In Best practice, Communication, Fund raising, Grant writing, Nonprofit funding, Nonprofit management, Online, Resources, Tools on June 14, 2011 at 10:59 pm

Talking about impact – real impact – seldom comes easy for an issues-oriented organization.

It’s one thing to describe programs, services, and activities that depict output.  It’s quite another to frame results in a way that shows how it all solves problems out there in the real world. Yet, that is what funders and supporters want to know. Increasingly, they need to know it before making a commitment.  The problem is that many nonprofits and NGOs don’t even understand it themselves.

This is a common enough situation that several organizations serving the nonprofit sector have done something about it.  The result of their collaboration recently went online with Charting Impact–  a new web-based tool that helps nonprofits, NGOs, and social enterprises think strategically about what they are trying to achieve and how they go about it.

Developed with input from nearly 200 organizations, Charting Impact applies a proven framework predicated on five deceptively simple questions.

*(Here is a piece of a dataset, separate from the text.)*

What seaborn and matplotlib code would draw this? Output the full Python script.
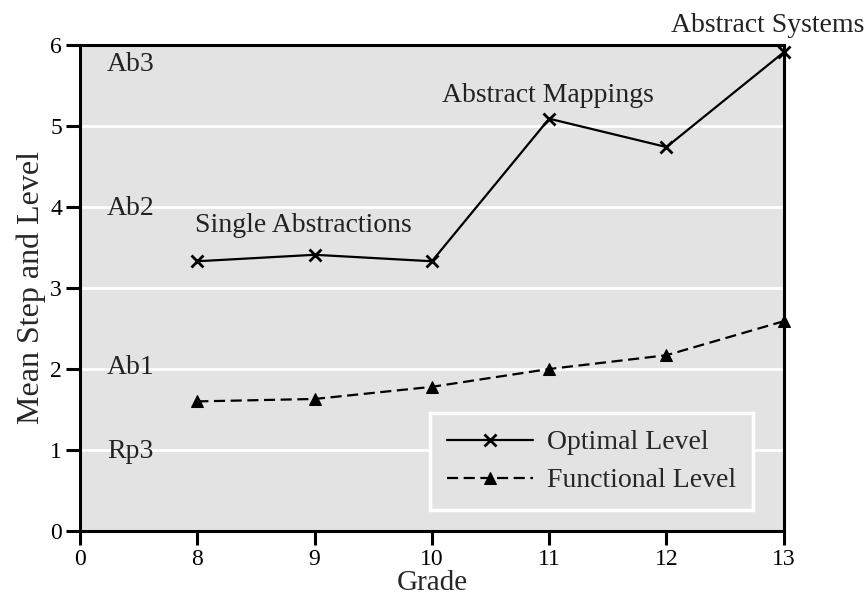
import matplotlib
matplotlib.use('Agg')

import matplotlib.pyplot as plt
import seaborn as sns

# grade categories (0 is just an axis start label)
grade_labels = ["0", "8", "9", "10", "11", "12", "13"]
grades = ["8", "9", "10", "11", "12", "13"]
optimal = [3.33, 3.41, 3.33, 5.09, 4.74, 5.91]
functional = [1.60, 1.63, 1.78, 2.00, 2.17, 2.59]

level_names = ["Ab3", "Ab2", "Ab1", "Rp3"]
level_y = [5.68, 3.90, 1.94, 0.90]

stage_names = ["Single Abstractions", "Abstract Mappings", "Abstract Systems"]
stage_x = [0.98, 3.09, 5.04]
stage_y = [3.69, 5.30, 6.16]

sns.set_style("white", {"axes.facecolor": "#e3e3e3"})
plt.rcParams['font.family'] = ['Liberation Serif', 'DejaVu Serif']

pos = [grade_labels.index(g) for g in grades]

fig = plt.figure(figsize=(8.67, 6.03), dpi=100)
ax = fig.add_axes([0.0923, 0.1194, 0.8117, 0.806])

sns.lineplot(x=pos, y=optimal, ax=ax, color="black", marker="x",
             markersize=8, markeredgewidth=2, markeredgecolor="black",
             linewidth=1.6, label="Optimal Level", clip_on=False)
sns.lineplot(x=pos, y=functional, ax=ax, color="black", marker="^",
             markersize=8, markeredgecolor="black", linewidth=1.6,
             linestyle=(0, (5, 2.5)), label="Functional Level", clip_on=False)

ax.set_xlim(0, 6)
ax.set_ylim(0, 6)
ax.set_xticks(range(len(grade_labels)))
ax.set_xticklabels(grade_labels)
ax.set_yticks(range(0, 7))
ax.yaxis.grid(True, color="white", linewidth=2)
ax.xaxis.grid(False)
ax.set_axisbelow(True)
for s in ax.spines.values():
    s.set_color("black")
    s.set_linewidth(2.2)
ax.tick_params(axis="both", direction="out", length=10, width=2.2, labelsize=17,
               colors="black", bottom=True, left=True, pad=3)
ax.set_xlabel("Grade", fontsize=21, labelpad=0)
ax.set_ylabel("Mean Step and Level", fontsize=23, labelpad=3)

for name, yv in zip(level_names, level_y):
    ax.text(0.23, yv, name, fontsize=20, va="baseline", ha="left", color="#222222")
for name, xv, yv in zip(stage_names, stage_x, stage_y):
    ax.text(xv, yv, name, fontsize=20, va="baseline", ha="left", color="#222222",
            clip_on=False)

leg = ax.legend(loc="lower right", bbox_to_anchor=(0.956, 0.043), borderaxespad=0,
                fontsize=20, frameon=True, fancybox=False, handlelength=3.1,
                handletextpad=0.5, borderpad=0.6, labelspacing=0.45)
leg.get_frame().set_facecolor("#e3e3e3")
leg.get_frame().set_edgecolor("white")
leg.get_frame().set_linewidth(2.5)
leg.get_frame().set_alpha(1)

fig.savefig("out.png", dpi=100)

  1. What is your organization aiming to accomplish?
  2. What are your strategies for making this happen?
  3. What are your organization’s capabilities for doing this?
  4. How will your organization know if you are making progress?
  5. What have and haven’t you accomplished so far?
Some organizations might not be able to answer those questions quickly, but if they take the time – and effort – to work through the framework they will be rewarded with a crisp, detailed report that funders will appreciate.   Well worth the trouble…and well done by the creators – BBB Wise Giving AllianceGuideStar USA and Independent Sector.